:: Exercise aim ::
Give the number of lines in this listing that contain "drawn", with no other words.
**** Information supplied ****
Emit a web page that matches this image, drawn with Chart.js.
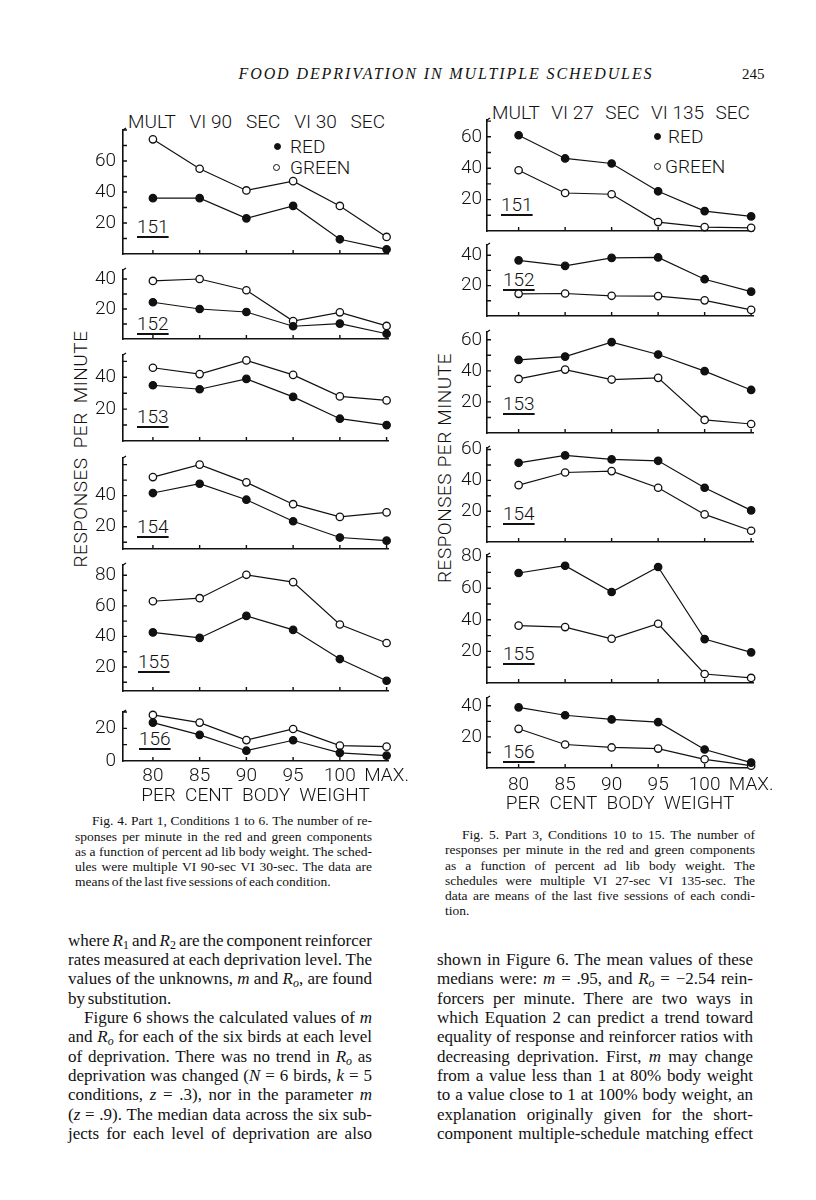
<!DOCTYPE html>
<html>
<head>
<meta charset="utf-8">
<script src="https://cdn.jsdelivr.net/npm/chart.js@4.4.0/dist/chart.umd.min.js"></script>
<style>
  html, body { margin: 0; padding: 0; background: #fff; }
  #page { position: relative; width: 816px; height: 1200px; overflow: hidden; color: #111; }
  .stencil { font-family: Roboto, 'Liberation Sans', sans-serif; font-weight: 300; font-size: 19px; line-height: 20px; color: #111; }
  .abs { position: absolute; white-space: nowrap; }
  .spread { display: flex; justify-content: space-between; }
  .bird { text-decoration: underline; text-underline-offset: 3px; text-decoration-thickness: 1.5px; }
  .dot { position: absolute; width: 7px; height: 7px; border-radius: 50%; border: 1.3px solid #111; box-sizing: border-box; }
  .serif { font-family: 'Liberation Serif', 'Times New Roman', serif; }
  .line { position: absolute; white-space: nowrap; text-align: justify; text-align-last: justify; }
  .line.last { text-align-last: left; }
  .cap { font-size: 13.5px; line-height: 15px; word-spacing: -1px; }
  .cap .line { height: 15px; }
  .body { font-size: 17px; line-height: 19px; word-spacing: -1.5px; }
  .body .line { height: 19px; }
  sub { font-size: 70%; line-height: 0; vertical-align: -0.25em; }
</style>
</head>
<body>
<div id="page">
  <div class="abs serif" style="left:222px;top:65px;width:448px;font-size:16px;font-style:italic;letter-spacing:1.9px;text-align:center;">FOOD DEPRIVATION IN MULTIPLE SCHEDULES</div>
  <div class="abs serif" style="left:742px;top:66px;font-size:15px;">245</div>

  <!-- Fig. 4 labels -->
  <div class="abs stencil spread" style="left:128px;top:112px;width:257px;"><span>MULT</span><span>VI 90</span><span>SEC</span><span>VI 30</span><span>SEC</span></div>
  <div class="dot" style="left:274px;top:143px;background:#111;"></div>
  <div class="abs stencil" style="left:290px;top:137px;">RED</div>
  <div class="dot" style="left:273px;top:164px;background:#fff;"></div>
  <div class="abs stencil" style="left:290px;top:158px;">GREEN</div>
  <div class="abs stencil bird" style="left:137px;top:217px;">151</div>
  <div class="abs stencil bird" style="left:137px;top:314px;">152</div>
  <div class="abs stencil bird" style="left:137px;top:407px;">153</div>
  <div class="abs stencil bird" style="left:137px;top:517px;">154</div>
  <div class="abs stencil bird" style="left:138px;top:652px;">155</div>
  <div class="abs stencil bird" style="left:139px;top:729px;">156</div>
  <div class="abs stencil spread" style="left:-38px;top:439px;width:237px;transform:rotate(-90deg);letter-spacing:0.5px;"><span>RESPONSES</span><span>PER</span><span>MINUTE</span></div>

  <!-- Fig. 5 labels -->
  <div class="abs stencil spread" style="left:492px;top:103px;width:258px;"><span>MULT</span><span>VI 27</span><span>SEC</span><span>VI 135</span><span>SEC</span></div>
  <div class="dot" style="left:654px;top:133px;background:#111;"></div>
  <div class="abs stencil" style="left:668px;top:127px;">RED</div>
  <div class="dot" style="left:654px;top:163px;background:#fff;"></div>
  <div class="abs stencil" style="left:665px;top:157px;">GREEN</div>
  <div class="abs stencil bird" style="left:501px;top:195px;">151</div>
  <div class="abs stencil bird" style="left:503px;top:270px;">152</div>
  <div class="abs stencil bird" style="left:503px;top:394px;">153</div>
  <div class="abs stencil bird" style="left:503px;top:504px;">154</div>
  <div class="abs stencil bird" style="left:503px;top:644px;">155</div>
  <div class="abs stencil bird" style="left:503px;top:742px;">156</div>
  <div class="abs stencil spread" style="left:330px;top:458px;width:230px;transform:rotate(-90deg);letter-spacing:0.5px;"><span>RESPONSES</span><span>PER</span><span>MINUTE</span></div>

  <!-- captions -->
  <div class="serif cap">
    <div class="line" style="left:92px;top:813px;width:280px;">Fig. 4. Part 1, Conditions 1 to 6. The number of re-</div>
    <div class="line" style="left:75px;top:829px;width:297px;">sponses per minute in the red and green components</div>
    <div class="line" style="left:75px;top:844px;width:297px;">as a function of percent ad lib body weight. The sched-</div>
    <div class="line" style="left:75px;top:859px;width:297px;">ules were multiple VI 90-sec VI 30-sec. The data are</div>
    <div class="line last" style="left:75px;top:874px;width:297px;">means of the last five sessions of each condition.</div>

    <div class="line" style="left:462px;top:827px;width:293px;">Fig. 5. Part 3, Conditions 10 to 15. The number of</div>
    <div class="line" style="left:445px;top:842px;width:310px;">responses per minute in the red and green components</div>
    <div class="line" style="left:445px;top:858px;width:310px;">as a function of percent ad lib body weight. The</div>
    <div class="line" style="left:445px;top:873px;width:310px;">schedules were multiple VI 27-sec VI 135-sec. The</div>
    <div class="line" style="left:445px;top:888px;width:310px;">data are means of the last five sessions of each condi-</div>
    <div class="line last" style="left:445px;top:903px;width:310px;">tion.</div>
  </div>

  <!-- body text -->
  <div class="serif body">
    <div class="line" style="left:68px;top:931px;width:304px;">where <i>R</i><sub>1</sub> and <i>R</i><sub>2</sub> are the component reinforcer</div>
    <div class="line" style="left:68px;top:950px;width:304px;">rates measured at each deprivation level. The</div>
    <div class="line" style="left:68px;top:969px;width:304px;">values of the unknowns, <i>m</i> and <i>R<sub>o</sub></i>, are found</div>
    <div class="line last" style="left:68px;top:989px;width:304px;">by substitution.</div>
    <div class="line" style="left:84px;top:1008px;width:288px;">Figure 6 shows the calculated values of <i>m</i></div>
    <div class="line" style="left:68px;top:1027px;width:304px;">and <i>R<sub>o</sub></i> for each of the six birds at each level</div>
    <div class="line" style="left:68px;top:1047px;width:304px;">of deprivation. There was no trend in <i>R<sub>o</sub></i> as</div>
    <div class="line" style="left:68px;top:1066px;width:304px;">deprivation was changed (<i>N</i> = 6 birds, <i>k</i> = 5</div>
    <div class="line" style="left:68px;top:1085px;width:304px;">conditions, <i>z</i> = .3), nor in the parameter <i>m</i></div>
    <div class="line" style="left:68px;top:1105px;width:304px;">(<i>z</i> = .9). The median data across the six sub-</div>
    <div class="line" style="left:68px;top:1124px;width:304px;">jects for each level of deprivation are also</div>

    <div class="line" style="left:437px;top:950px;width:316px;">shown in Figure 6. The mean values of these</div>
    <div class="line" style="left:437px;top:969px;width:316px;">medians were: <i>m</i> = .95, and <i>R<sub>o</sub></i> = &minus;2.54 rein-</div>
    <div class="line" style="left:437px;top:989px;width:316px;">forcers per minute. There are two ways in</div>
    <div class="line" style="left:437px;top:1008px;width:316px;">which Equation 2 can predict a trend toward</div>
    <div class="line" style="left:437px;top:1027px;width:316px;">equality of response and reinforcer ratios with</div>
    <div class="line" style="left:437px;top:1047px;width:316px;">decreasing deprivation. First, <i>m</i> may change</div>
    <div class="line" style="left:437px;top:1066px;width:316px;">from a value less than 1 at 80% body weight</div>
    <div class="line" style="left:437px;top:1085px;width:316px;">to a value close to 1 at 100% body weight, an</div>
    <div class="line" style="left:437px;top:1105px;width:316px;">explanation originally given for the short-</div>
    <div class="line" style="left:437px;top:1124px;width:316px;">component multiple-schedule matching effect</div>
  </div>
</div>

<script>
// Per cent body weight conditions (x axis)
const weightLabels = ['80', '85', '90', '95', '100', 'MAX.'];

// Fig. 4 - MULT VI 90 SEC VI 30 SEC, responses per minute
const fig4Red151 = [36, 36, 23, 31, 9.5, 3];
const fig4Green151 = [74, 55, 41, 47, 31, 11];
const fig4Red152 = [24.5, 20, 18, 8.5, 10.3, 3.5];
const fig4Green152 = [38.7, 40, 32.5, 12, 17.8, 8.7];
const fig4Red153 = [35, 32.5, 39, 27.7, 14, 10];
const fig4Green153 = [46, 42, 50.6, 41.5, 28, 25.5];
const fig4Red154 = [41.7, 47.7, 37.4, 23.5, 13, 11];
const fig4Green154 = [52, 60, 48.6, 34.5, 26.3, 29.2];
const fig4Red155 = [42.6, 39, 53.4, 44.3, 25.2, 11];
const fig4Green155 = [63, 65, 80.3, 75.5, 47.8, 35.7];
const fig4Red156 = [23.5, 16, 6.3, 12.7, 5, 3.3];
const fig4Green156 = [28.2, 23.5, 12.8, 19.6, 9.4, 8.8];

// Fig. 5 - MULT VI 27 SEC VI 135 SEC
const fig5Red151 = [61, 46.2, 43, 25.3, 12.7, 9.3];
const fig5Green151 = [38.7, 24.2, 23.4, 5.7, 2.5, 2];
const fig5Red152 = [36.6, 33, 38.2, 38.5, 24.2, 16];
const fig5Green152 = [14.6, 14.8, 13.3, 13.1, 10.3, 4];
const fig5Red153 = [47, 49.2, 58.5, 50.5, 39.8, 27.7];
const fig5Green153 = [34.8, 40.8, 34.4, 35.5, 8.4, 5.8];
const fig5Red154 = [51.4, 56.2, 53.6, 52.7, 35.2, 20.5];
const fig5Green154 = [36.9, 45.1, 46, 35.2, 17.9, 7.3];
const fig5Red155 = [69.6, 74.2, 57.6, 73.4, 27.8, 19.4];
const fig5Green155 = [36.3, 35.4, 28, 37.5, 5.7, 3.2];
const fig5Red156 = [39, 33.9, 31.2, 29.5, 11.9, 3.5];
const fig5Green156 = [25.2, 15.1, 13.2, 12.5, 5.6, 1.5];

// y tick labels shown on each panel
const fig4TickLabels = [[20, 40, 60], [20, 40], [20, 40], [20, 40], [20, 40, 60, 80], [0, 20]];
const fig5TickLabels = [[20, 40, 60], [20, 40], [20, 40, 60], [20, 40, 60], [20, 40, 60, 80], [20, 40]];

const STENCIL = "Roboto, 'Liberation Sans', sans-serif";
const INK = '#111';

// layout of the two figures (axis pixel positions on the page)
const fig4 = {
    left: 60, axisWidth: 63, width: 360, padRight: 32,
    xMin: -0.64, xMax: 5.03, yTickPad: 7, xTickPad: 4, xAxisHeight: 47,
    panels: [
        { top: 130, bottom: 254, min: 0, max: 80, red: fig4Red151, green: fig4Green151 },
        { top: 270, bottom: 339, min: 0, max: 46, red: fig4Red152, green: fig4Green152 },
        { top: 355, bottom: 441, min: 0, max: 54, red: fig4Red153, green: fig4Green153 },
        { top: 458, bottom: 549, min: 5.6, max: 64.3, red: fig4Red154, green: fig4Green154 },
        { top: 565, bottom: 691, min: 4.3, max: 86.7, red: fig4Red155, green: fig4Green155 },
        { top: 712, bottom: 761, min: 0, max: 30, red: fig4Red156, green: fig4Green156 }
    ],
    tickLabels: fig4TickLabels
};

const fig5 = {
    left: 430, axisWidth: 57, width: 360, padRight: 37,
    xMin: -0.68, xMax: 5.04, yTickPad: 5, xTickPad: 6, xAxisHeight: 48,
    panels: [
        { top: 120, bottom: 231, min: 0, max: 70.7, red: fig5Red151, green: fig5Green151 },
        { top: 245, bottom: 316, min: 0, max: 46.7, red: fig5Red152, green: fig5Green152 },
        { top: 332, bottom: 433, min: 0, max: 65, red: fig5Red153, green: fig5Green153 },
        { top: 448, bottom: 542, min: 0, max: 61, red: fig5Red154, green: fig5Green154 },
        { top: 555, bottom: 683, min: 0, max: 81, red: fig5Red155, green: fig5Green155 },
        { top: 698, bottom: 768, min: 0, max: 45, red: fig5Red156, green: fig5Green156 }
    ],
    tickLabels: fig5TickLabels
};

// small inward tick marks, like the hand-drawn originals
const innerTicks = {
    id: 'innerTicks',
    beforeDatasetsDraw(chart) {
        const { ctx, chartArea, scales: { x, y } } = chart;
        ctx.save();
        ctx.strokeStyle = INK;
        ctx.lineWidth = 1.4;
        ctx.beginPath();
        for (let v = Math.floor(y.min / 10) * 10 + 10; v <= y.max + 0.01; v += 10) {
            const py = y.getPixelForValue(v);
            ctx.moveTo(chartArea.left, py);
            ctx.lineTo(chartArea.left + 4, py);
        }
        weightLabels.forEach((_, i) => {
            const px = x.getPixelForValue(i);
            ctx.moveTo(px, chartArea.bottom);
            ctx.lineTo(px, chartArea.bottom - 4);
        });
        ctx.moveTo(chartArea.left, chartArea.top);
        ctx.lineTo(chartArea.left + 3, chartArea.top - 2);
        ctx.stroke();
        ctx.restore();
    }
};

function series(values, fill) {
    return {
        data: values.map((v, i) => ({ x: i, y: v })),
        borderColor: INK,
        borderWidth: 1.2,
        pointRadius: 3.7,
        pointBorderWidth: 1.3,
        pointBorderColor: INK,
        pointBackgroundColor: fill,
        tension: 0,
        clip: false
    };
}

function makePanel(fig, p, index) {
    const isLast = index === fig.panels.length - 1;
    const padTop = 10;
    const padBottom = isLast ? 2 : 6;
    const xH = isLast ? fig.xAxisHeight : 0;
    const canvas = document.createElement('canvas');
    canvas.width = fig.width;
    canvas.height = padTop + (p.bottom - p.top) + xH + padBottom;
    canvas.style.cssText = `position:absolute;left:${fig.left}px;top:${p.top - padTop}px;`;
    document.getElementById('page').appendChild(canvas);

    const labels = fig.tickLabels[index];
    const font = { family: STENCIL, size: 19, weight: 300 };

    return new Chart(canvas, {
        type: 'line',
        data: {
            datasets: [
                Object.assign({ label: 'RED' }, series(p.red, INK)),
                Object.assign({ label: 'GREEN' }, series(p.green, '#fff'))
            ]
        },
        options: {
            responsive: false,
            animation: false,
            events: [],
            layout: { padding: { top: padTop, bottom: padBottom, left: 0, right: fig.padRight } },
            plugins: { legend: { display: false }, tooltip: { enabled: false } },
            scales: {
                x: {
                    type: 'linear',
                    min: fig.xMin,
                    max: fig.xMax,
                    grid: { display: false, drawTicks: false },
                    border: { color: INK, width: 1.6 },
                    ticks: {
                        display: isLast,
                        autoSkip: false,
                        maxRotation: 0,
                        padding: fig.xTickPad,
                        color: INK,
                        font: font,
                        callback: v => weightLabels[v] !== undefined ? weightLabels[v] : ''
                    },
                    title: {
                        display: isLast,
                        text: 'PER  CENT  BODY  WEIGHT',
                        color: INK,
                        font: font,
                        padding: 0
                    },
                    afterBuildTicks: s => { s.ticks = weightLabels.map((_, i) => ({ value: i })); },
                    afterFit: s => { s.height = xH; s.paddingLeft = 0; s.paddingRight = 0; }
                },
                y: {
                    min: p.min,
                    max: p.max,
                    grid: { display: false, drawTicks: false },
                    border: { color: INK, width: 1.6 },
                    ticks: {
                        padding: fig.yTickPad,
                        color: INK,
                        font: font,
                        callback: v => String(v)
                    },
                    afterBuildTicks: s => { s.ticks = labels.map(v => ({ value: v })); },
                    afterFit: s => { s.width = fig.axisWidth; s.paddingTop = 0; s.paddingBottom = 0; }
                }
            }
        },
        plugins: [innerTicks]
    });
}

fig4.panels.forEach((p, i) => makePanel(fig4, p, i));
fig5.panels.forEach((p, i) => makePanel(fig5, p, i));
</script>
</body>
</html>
****
:: Written response ::
2